W "Super Expressie" opisaliśmy szokującą zmianę, jaką przeszła minister do walki z korupcją po objęciu rządowej teki. Otóż z szeryfa, który ścigał najmniejsze przewinienia i nieprawidłowości polityków, stała się osobą, która miłosiernie rozgrzesza niemal wszystkie przewinienia kolegów z rządu. Ostatnio usprawiedliwiła skandaliczne zachowanie rzecznika rządu Pawła Grasia (45 l.), który na koszt podatników zabrał syna do luksusowego hotelu. Co się dzieje z Piterą? - Człowiek zaczyna mówić coś całkiem przeciwnego do tego, co mówił niedawno. Wydaje sądy sprzeczne z tymi, Od takich zmian zaczyna się wiele chorób - stawia śmiałą diagnozę dr Barbara Diem-Chmielewska.
Według nas pani minister cierpi na piteryzm.
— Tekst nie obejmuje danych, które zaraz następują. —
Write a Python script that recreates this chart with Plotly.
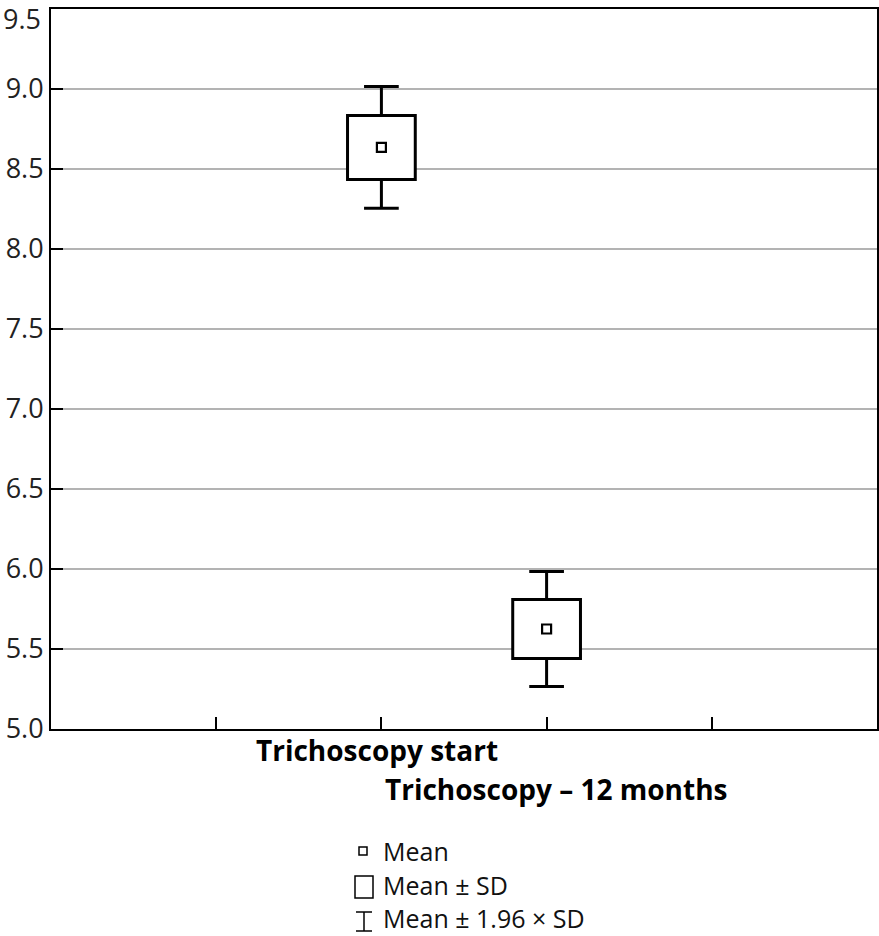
import plotly.graph_objects as go

categories = ["Trichoscopy start", "Trichoscopy – 12 months"]
means = [8.635, 5.625]
sds = [0.200, 0.185]
whisker_lo = [8.255, 5.265]
whisker_hi = [9.015, 5.985]
y_ticks = [5.0, 5.5, 6.0, 6.5, 7.0, 7.5, 8.0, 8.5, 9.0, 9.5]
legend_labels = ["Mean", "Mean ± SD", "Mean ± 1.96 × SD"]

W, H = 879, 936
ML, MR, MT, MB = 51, 2, 9, 207
PW, PH = W - ML - MR, H - MT - MB
FONT = "Open Sans"

positions = [1, 2]
box_half = 0.205
cap_half = 0.105

fig = go.Figure()
shapes = []
for xp, m, s, lo, hi in zip(positions, means, sds, whisker_lo, whisker_hi):
    fig.add_trace(go.Scatter(x=[xp, xp, None, xp, xp], y=[m + s, hi, None, m - s, lo],
                             mode="lines", line=dict(color="black", width=3),
                             showlegend=False, hoverinfo="skip"))
    fig.add_trace(go.Scatter(x=[xp - cap_half, xp + cap_half, None, xp - cap_half, xp + cap_half],
                             y=[hi, hi, None, lo, lo], mode="lines",
                             line=dict(color="black", width=3), showlegend=False, hoverinfo="skip"))
    shapes.append(dict(type="rect", xref="x", yref="y", x0=xp - box_half, x1=xp + box_half,
                       y0=m - s, y1=m + s, line=dict(color="black", width=3),
                       fillcolor="white", layer="between"))

fig.add_trace(go.Scatter(x=positions, y=means, mode="markers",
                         marker=dict(symbol="square", size=9, color="white",
                                     line=dict(color="black", width=2.2)),
                         showlegend=False, hoverinfo="skip"))

def px2paper(px, py):
    return (px - ML) / PW, (H - MB - py) / PH

def rect(x0, y0, x1, y1, w=1.5):
    a = px2paper(x0, y1); b = px2paper(x1, y0)
    shapes.append(dict(type="rect", xref="paper", yref="paper", x0=a[0], y0=a[1], x1=b[0], y1=b[1],
                       line=dict(color="black", width=w), fillcolor="white"))

def line(x0, y0, x1, y1, w=1.5):
    a = px2paper(x0, y0); b = px2paper(x1, y1)
    shapes.append(dict(type="line", xref="paper", yref="paper", x0=a[0], y0=a[1], x1=b[0], y1=b[1],
                       line=dict(color="black", width=w)))

rect(359, 847, 367, 855)
rect(355, 876, 373, 898)
line(356, 912, 372, 912)
line(356, 931, 372, 931)
line(364, 912, 364, 931)

annotations = []
for lab, py in zip(legend_labels, [851, 885, 918]):
    xp, yp = px2paper(381, py)
    annotations.append(dict(text=lab, x=xp, y=yp, xref="paper", yref="paper",
                            xanchor="left", yanchor="middle", showarrow=False,
                            font=dict(family=FONT, size=25, color="#111")))

for xp, lab, py in zip(positions, categories, [750, 789]):
    _, yp = px2paper(0, py)
    annotations.append(dict(text="<b>" + lab + "</b>", x=xp, y=yp, xref="x", yref="paper",
                            xanchor="center", yanchor="middle", showarrow=False,
                            xshift=-4 if xp == 1 else 9,
                            font=dict(family=FONT, size=28, color="black")))

# top tick label (9.5) sits just inside the figure, shifted down as in the original
top_label_x, top_label_y = px2paper(43, 19)
annotations.append(dict(text=f"{y_ticks[-1]:.1f}", x=top_label_x, y=top_label_y,
                        xref="paper", yref="paper", xanchor="right", yanchor="middle",
                        showarrow=False, font=dict(family=FONT, size=27, color="#222")))

fig.update_layout(
    width=W, height=H, margin=dict(l=ML, r=MR, t=MT, b=MB, autoexpand=False),
    paper_bgcolor="white", plot_bgcolor="white",
    shapes=shapes, annotations=annotations,
    xaxis=dict(range=[-1, 4], tickvals=[0, 1, 2, 3], showticklabels=False,
               ticks="inside", ticklen=12, tickwidth=2, tickcolor="black",
               showline=True, linecolor="black", linewidth=2, mirror=True,
               showgrid=False, zeroline=False, automargin=False),
    yaxis=dict(range=[5.0, 9.5], tickvals=y_ticks,
               ticktext=[f"{v:.1f}" for v in y_ticks[:-1]] + [""],
               ticks="inside", ticklen=12, tickwidth=2, tickcolor="black",
               showline=True, linecolor="black", linewidth=2, mirror=True,
               showgrid=True, gridcolor="#b3b3b3", gridwidth=2, zeroline=False,
               automargin=False, ticklabelstandoff=0,
               tickfont=dict(family=FONT, size=27, color="#222")),
)
fig.write_html("out.html", config={"displayModeBar": False},
               post_script="document.body.style.margin='0';document.body.style.overflow='hidden';")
Martwimy się o nią, zwłaszcza że ta jednostka chorobowa bywa zaraźliwa. I trudna do wyleczenia. Chory musi być otoczony troskliwą opieką. A tymczasem koledzy politycy nie mają litości dla Julii Pitery.
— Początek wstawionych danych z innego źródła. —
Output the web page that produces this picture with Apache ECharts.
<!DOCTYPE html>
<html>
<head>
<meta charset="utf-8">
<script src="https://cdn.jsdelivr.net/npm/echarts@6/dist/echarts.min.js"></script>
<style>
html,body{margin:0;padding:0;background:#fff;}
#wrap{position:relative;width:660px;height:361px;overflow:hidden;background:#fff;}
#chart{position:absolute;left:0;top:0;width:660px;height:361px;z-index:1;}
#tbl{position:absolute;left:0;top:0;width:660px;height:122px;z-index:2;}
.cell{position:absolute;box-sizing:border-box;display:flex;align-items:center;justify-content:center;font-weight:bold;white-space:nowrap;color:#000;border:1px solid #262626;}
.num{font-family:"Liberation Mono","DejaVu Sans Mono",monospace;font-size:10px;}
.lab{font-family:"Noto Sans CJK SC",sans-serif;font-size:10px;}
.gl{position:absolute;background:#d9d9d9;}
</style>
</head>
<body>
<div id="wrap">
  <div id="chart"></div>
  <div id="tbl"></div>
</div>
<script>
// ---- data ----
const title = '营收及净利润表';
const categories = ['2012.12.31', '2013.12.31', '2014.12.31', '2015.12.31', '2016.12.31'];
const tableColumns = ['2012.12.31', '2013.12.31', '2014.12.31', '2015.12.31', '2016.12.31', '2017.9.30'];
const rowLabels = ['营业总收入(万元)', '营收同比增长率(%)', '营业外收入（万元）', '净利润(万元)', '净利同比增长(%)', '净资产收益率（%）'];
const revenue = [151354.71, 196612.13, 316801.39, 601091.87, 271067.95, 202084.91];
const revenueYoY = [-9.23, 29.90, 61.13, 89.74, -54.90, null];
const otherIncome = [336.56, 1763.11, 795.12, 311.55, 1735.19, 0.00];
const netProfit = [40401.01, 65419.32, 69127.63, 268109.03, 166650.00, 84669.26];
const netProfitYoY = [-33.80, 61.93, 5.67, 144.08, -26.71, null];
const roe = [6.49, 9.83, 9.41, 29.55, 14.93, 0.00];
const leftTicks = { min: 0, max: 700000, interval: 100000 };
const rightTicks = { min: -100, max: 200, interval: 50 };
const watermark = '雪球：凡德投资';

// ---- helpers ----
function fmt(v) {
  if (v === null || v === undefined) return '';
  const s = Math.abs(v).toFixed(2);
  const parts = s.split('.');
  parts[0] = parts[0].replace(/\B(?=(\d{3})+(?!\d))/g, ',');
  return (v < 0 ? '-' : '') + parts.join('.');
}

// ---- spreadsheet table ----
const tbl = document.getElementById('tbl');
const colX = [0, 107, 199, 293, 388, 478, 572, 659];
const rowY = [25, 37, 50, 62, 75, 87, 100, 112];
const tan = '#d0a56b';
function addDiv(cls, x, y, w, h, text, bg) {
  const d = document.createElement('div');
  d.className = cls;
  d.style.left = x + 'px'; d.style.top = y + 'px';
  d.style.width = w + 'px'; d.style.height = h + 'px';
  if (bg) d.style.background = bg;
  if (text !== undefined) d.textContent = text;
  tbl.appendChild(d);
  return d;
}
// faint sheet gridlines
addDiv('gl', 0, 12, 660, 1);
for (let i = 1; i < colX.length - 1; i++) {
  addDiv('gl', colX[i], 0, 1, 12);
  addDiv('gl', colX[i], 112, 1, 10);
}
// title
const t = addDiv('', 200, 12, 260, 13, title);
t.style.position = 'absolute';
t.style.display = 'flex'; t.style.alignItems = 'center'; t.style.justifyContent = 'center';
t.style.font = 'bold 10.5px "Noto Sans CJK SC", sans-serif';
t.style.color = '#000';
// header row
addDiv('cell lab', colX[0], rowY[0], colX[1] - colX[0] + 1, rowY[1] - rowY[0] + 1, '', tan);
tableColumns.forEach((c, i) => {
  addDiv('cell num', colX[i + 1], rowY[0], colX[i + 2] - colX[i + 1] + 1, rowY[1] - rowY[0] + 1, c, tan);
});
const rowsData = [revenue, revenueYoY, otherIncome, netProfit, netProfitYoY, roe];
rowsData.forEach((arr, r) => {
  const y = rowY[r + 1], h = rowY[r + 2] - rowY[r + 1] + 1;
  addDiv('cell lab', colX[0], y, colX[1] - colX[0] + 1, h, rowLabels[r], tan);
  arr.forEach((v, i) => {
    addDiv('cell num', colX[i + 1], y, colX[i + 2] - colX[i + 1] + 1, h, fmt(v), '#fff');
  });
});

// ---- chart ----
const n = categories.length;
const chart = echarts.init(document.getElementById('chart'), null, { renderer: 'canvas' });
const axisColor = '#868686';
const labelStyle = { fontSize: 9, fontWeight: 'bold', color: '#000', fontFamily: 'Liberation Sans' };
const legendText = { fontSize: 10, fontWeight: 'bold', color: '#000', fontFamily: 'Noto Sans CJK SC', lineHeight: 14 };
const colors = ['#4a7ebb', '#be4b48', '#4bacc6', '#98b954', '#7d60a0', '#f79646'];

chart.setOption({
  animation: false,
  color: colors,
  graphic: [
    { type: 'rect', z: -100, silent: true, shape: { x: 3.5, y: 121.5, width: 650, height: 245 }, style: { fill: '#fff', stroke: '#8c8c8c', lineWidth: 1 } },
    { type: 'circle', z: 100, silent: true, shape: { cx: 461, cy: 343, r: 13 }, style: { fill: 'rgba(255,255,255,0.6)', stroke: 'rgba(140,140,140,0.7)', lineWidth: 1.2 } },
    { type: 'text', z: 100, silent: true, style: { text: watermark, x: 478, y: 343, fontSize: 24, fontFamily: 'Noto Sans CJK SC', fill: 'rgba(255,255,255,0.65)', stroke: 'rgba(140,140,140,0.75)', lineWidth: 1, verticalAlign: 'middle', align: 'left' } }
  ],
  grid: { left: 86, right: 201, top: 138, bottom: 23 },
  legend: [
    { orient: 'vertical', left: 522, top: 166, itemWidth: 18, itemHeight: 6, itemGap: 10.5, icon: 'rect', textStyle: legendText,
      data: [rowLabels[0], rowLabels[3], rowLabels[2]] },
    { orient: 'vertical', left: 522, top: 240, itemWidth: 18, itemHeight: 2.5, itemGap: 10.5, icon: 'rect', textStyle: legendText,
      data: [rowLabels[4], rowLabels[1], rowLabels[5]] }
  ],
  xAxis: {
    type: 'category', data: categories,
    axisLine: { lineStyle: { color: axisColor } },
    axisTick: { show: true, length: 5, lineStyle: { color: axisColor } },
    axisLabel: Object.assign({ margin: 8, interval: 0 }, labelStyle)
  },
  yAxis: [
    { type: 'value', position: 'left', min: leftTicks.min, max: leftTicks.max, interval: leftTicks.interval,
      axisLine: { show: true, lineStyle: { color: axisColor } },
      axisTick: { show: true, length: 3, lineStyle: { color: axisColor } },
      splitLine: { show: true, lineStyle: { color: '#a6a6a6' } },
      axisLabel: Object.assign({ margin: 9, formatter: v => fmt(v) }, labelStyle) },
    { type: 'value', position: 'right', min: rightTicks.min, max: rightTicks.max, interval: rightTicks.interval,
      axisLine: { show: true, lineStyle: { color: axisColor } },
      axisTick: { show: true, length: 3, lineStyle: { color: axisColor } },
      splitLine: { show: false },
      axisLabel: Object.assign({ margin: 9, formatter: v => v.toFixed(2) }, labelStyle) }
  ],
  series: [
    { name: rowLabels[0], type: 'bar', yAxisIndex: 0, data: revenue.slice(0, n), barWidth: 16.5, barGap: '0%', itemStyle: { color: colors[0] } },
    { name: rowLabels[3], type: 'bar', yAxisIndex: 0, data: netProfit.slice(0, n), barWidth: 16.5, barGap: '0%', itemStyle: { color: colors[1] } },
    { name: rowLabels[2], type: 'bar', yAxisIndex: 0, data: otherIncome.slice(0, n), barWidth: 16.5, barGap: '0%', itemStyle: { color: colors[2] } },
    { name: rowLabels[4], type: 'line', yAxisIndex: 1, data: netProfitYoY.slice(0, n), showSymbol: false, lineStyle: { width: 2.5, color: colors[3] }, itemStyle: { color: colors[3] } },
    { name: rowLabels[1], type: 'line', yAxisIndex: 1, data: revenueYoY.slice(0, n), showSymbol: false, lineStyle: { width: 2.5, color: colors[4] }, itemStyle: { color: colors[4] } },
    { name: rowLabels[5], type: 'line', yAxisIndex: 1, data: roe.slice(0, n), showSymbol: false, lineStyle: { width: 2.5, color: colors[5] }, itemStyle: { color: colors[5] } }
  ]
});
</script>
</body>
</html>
- Od początku mówiliśmy, że nie nadaje się na to stanowisko - ucina Mariusz Błaszczak (46 l.) z PiS. Także posłowie SLD nie zostawiają na "rządowym szeryfie" suchej nitki. - Urząd Julii Pitery jest tak potrzebny Polsce jak skoki Jarosława Kaczyńskiego na bungee. Kiedyś nazywano ją "Żelazną Julią". Dziś mówi się o niej "selektywna Julia" - ironizuje Jerzy Wenderlich (56 l.). Może więc władze PO powinny pochylić się nad przypadkiem Pitery i zafundować jej medyka?